Task description => Give every line of the data again, unchanged, but with no pictures.
>> START Material for the task
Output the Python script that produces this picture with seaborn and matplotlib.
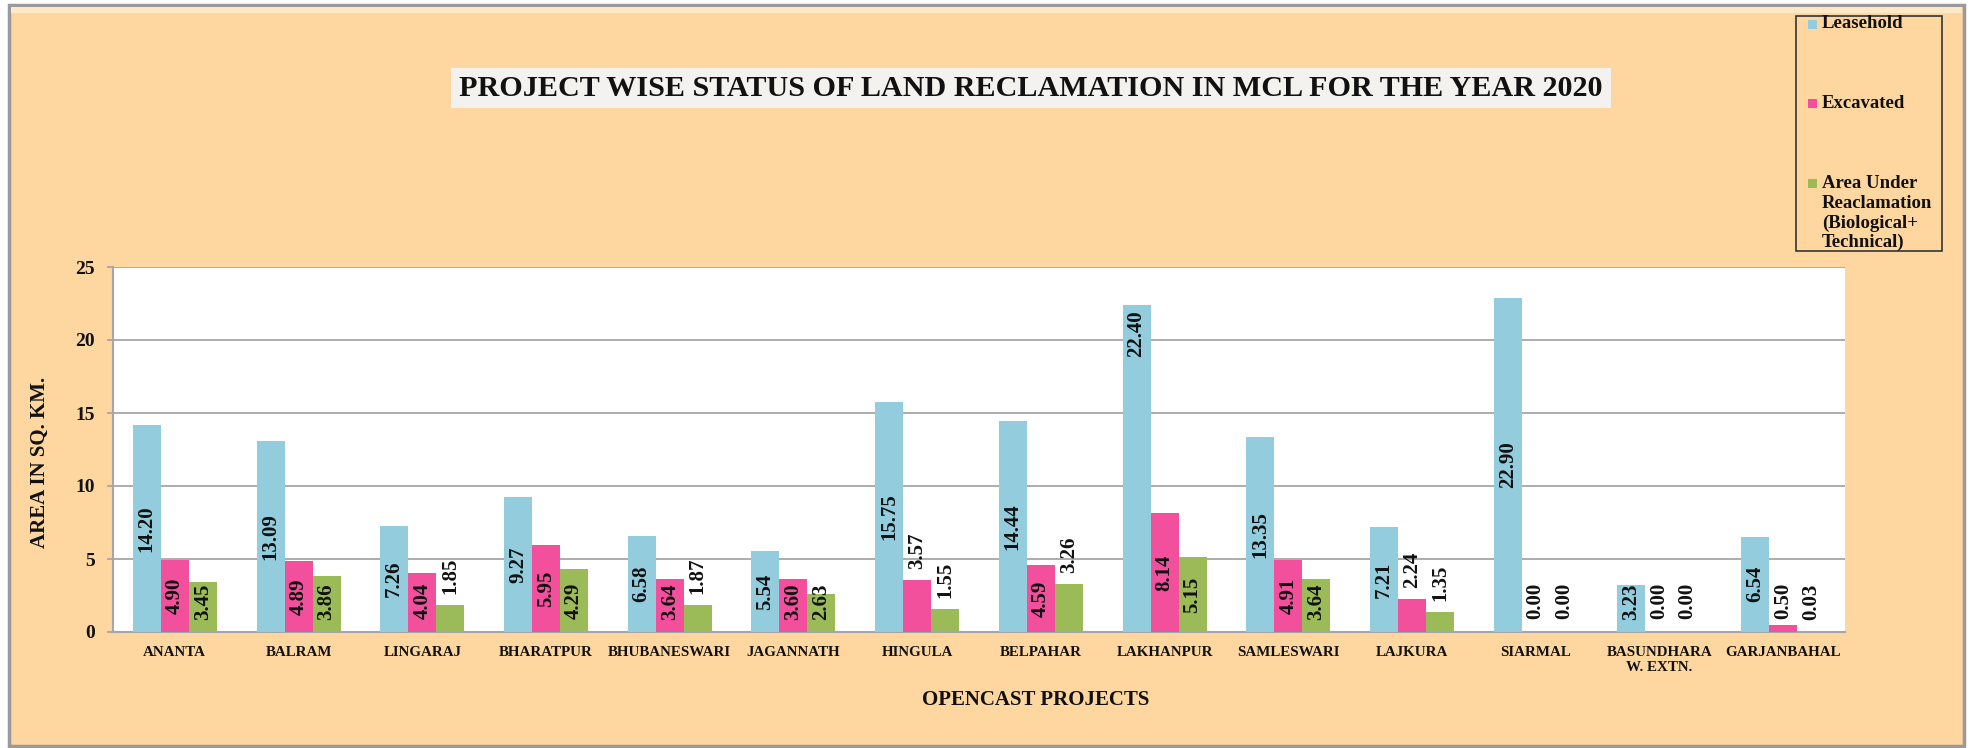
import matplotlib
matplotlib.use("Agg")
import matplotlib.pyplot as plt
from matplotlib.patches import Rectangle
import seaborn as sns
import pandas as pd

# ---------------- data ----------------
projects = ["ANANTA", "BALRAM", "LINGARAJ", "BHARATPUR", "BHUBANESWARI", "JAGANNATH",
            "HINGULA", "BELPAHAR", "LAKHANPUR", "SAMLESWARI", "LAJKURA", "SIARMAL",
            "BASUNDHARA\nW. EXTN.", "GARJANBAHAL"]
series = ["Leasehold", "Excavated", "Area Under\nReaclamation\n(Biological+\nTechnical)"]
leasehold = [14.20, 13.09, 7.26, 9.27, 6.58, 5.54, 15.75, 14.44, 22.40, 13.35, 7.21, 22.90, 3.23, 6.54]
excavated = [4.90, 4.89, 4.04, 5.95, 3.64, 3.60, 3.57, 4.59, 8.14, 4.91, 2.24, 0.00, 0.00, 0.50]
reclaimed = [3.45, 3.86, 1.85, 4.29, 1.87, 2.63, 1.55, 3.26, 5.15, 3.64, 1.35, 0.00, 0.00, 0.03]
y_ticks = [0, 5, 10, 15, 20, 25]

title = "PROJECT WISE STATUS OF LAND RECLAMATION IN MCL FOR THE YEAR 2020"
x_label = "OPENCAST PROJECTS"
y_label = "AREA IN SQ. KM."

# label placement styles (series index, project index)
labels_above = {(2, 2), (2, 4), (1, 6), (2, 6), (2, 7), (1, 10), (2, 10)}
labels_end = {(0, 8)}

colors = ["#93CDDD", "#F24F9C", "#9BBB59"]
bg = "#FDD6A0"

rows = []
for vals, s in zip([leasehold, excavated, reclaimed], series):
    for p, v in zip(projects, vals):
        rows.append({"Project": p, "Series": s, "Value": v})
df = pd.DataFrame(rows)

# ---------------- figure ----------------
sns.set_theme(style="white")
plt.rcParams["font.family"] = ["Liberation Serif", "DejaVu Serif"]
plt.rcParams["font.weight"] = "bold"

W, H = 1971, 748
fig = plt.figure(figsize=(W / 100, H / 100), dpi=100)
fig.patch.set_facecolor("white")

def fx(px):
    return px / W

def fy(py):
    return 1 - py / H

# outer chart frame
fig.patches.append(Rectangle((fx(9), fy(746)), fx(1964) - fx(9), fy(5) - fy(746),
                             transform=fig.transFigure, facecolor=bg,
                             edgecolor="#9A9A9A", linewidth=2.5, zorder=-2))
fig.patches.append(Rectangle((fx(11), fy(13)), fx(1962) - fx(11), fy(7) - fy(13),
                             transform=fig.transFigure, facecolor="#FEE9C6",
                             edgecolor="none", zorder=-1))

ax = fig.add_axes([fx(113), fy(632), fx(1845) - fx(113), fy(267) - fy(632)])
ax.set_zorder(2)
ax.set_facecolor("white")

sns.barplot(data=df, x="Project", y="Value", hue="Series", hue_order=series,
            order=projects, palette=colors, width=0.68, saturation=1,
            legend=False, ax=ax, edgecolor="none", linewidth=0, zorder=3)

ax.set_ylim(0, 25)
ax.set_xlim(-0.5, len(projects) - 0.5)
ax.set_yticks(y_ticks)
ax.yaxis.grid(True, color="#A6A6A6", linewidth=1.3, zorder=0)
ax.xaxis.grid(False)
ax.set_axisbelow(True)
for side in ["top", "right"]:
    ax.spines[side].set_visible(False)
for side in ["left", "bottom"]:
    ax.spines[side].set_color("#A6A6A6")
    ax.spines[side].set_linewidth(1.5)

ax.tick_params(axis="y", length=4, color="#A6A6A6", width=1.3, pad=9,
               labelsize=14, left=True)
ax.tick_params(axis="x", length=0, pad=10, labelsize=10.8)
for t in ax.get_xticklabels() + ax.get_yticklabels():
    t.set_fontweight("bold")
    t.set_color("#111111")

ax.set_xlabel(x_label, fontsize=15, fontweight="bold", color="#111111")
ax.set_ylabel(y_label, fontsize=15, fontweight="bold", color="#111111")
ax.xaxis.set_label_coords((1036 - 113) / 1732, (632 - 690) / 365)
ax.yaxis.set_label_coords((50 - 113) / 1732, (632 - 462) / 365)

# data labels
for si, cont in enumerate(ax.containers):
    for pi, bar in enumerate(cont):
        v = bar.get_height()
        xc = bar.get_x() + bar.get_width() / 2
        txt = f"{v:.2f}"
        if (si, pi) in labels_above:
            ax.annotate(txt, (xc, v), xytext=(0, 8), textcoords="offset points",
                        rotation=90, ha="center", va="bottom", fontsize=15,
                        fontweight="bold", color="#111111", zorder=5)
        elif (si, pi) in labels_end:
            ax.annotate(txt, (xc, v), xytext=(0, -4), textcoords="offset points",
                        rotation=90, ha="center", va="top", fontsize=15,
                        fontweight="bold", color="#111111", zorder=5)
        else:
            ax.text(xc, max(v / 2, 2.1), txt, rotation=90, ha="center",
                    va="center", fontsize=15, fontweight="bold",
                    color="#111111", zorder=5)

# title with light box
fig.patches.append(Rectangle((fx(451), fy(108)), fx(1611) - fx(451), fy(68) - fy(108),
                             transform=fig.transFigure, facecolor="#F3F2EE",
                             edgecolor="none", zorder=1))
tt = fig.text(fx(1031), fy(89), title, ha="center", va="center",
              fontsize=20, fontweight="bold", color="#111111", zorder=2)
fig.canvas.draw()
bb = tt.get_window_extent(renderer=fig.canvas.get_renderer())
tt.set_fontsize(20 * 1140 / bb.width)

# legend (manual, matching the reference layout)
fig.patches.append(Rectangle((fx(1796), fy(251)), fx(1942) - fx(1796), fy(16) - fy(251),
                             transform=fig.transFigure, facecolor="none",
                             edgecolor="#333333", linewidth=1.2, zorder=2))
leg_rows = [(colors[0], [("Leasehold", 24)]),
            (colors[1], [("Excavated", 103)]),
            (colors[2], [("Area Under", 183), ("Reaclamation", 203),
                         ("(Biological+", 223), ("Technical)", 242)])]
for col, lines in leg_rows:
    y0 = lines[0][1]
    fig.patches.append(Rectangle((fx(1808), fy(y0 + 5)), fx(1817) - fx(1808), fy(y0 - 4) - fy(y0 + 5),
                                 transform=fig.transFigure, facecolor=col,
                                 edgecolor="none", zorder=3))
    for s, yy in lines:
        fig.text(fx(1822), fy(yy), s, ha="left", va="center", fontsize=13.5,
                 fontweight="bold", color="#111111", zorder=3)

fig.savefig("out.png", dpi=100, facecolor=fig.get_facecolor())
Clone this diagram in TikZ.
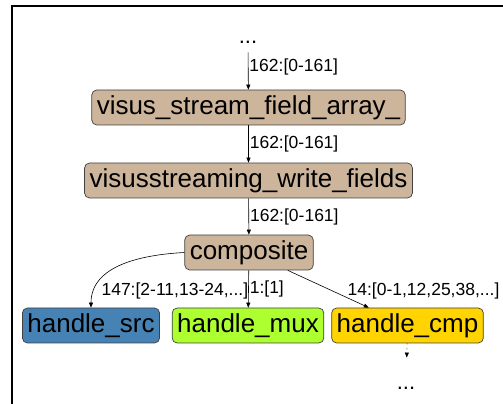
>> END Material for the task
Output for this task =>
Output the Python script that produces this picture with seaborn and matplotlib.
import matplotlib
matplotlib.use("Agg")
import matplotlib.pyplot as plt
from matplotlib.patches import Rectangle
import seaborn as sns
import pandas as pd

# ---------------- data ----------------
projects = ["ANANTA", "BALRAM", "LINGARAJ", "BHARATPUR", "BHUBANESWARI", "JAGANNATH",
            "HINGULA", "BELPAHAR", "LAKHANPUR", "SAMLESWARI", "LAJKURA", "SIARMAL",
            "BASUNDHARA\nW. EXTN.", "GARJANBAHAL"]
series = ["Leasehold", "Excavated", "Area Under\nReaclamation\n(Biological+\nTechnical)"]
leasehold = [14.20, 13.09, 7.26, 9.27, 6.58, 5.54, 15.75, 14.44, 22.40, 13.35, 7.21, 22.90, 3.23, 6.54]
excavated = [4.90, 4.89, 4.04, 5.95, 3.64, 3.60, 3.57, 4.59, 8.14, 4.91, 2.24, 0.00, 0.00, 0.50]
reclaimed = [3.45, 3.86, 1.85, 4.29, 1.87, 2.63, 1.55, 3.26, 5.15, 3.64, 1.35, 0.00, 0.00, 0.03]
y_ticks = [0, 5, 10, 15, 20, 25]

title = "PROJECT WISE STATUS OF LAND RECLAMATION IN MCL FOR THE YEAR 2020"
x_label = "OPENCAST PROJECTS"
y_label = "AREA IN SQ. KM."

# label placement styles (series index, project index)
labels_above = {(2, 2), (2, 4), (1, 6), (2, 6), (2, 7), (1, 10), (2, 10)}
labels_end = {(0, 8)}

colors = ["#93CDDD", "#F24F9C", "#9BBB59"]
bg = "#FDD6A0"

rows = []
for vals, s in zip([leasehold, excavated, reclaimed], series):
    for p, v in zip(projects, vals):
        rows.append({"Project": p, "Series": s, "Value": v})
df = pd.DataFrame(rows)

# ---------------- figure ----------------
sns.set_theme(style="white")
plt.rcParams["font.family"] = ["Liberation Serif", "DejaVu Serif"]
plt.rcParams["font.weight"] = "bold"

W, H = 1971, 748
fig = plt.figure(figsize=(W / 100, H / 100), dpi=100)
fig.patch.set_facecolor("white")

def fx(px):
    return px / W

def fy(py):
    return 1 - py / H

# outer chart frame
fig.patches.append(Rectangle((fx(9), fy(746)), fx(1964) - fx(9), fy(5) - fy(746),
                             transform=fig.transFigure, facecolor=bg,
                             edgecolor="#9A9A9A", linewidth=2.5, zorder=-2))
fig.patches.append(Rectangle((fx(11), fy(13)), fx(1962) - fx(11), fy(7) - fy(13),
                             transform=fig.transFigure, facecolor="#FEE9C6",
                             edgecolor="none", zorder=-1))

ax = fig.add_axes([fx(113), fy(632), fx(1845) - fx(113), fy(267) - fy(632)])
ax.set_zorder(2)
ax.set_facecolor("white")

sns.barplot(data=df, x="Project", y="Value", hue="Series", hue_order=series,
            order=projects, palette=colors, width=0.68, saturation=1,
            legend=False, ax=ax, edgecolor="none", linewidth=0, zorder=3)

ax.set_ylim(0, 25)
ax.set_xlim(-0.5, len(projects) - 0.5)
ax.set_yticks(y_ticks)
ax.yaxis.grid(True, color="#A6A6A6", linewidth=1.3, zorder=0)
ax.xaxis.grid(False)
ax.set_axisbelow(True)
for side in ["top", "right"]:
    ax.spines[side].set_visible(False)
for side in ["left", "bottom"]:
    ax.spines[side].set_color("#A6A6A6")
    ax.spines[side].set_linewidth(1.5)

ax.tick_params(axis="y", length=4, color="#A6A6A6", width=1.3, pad=9,
               labelsize=14, left=True)
ax.tick_params(axis="x", length=0, pad=10, labelsize=10.8)
for t in ax.get_xticklabels() + ax.get_yticklabels():
    t.set_fontweight("bold")
    t.set_color("#111111")

ax.set_xlabel(x_label, fontsize=15, fontweight="bold", color="#111111")
ax.set_ylabel(y_label, fontsize=15, fontweight="bold", color="#111111")
ax.xaxis.set_label_coords((1036 - 113) / 1732, (632 - 690) / 365)
ax.yaxis.set_label_coords((50 - 113) / 1732, (632 - 462) / 365)

# data labels
for si, cont in enumerate(ax.containers):
    for pi, bar in enumerate(cont):
        v = bar.get_height()
        xc = bar.get_x() + bar.get_width() / 2
        txt = f"{v:.2f}"
        if (si, pi) in labels_above:
            ax.annotate(txt, (xc, v), xytext=(0, 8), textcoords="offset points",
                        rotation=90, ha="center", va="bottom", fontsize=15,
                        fontweight="bold", color="#111111", zorder=5)
        elif (si, pi) in labels_end:
            ax.annotate(txt, (xc, v), xytext=(0, -4), textcoords="offset points",
                        rotation=90, ha="center", va="top", fontsize=15,
                        fontweight="bold", color="#111111", zorder=5)
        else:
            ax.text(xc, max(v / 2, 2.1), txt, rotation=90, ha="center",
                    va="center", fontsize=15, fontweight="bold",
                    color="#111111", zorder=5)

# title with light box
fig.patches.append(Rectangle((fx(451), fy(108)), fx(1611) - fx(451), fy(68) - fy(108),
                             transform=fig.transFigure, facecolor="#F3F2EE",
                             edgecolor="none", zorder=1))
tt = fig.text(fx(1031), fy(89), title, ha="center", va="center",
              fontsize=20, fontweight="bold", color="#111111", zorder=2)
fig.canvas.draw()
bb = tt.get_window_extent(renderer=fig.canvas.get_renderer())
tt.set_fontsize(20 * 1140 / bb.width)

# legend (manual, matching the reference layout)
fig.patches.append(Rectangle((fx(1796), fy(251)), fx(1942) - fx(1796), fy(16) - fy(251),
                             transform=fig.transFigure, facecolor="none",
                             edgecolor="#333333", linewidth=1.2, zorder=2))
leg_rows = [(colors[0], [("Leasehold", 24)]),
            (colors[1], [("Excavated", 103)]),
            (colors[2], [("Area Under", 183), ("Reaclamation", 203),
                         ("(Biological+", 223), ("Technical)", 242)])]
for col, lines in leg_rows:
    y0 = lines[0][1]
    fig.patches.append(Rectangle((fx(1808), fy(y0 + 5)), fx(1817) - fx(1808), fy(y0 - 4) - fy(y0 + 5),
                                 transform=fig.transFigure, facecolor=col,
                                 edgecolor="none", zorder=3))
    for s, yy in lines:
        fig.text(fx(1822), fy(yy), s, ha="left", va="center", fontsize=13.5,
                 fontweight="bold", color="#111111", zorder=3)

fig.savefig("out.png", dpi=100, facecolor=fig.get_facecolor())
Clone this diagram in TikZ.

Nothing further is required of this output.